Madagascar: Cyclone Batsirai death toll now 30

Madagascar: Cyclone Batsirai death toll now 30

The number of dead on Madagascar’s Indian Ocean island had grown from 21 to 30 the previous evening, according to the country’s disaster management agency (BNGRC). According to the BNGRC, 94,000 people were affected by Batsirai, with 60,000 of them now homeless.
Many non-governmental organizations (NGOs) and UN agencies have begun to deploy resources and teams to assist the victims of the cyclone, which brought torrential rain and winds of up to 165 kilometers per hour (102 miles per hour).
The tropical cyclone made landfall on Madagascar’s eastern coast over the weekend of Saturday and Sunday, affecting a 150-kilometer stretch of sparsely populated and agricultural land.
As the cyclone moved inland it caused flooding that ravaged rice fields in the country’s central “breadbasket”, raising fears of a humanitarian crisis.
German experts have arrived in the country, one of the poorest on the planet, to “support the humanitarian response in the Batsirai passage areas”, said the BNGRC, and work is underway on the 20 roads and the 17 bridges that were cut, isolating villages.

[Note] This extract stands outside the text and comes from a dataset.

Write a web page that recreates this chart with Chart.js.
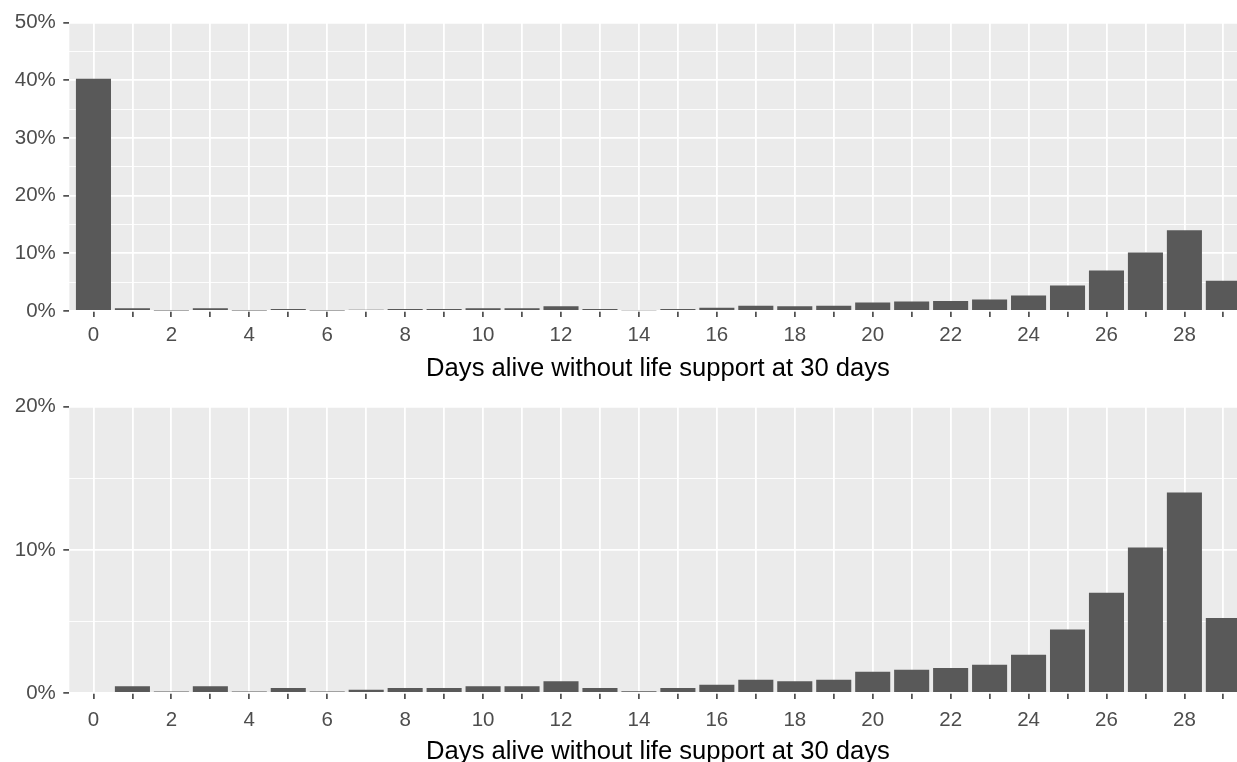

“We know for sure that rice fields, that rice crops will be damaged, will be lost. This is the main crop for Malagasy people and they will be seriously affected in food security in the next three to six months if we don’t do something immediately,” said Pasqualina DiSirio, director of the World Food Program (WFP) in the country.

The UN agency distributed hot meals in Manakara, one of the most affected localities.
Many NGOs, including Action Against Hunger, Handicap International, Save the Children and Medecins du Monde, were mobilised ahead of the cyclone, organising equipment and medicines.
Alongside the aid provided by the government, they provided assistance to the victims: food, primary health care and the distribution of kitchen equipment, blankets, hygiene products.
Some 77 percent of Madagascar’s 28 million people live below the poverty line, and the latest blow comes during a severe drought in the south which has plunged more than a million people into acute malnutrition, some facing famine.
Madagascar was still picking up the pieces after Tropical Storm Ana affected at least 131,000 people across the island late last month, with most of the 55 deaths occurring in Antananarivo.
Ana also hit Malawi, Mozambique and Zimbabwe, causing dozens of deaths.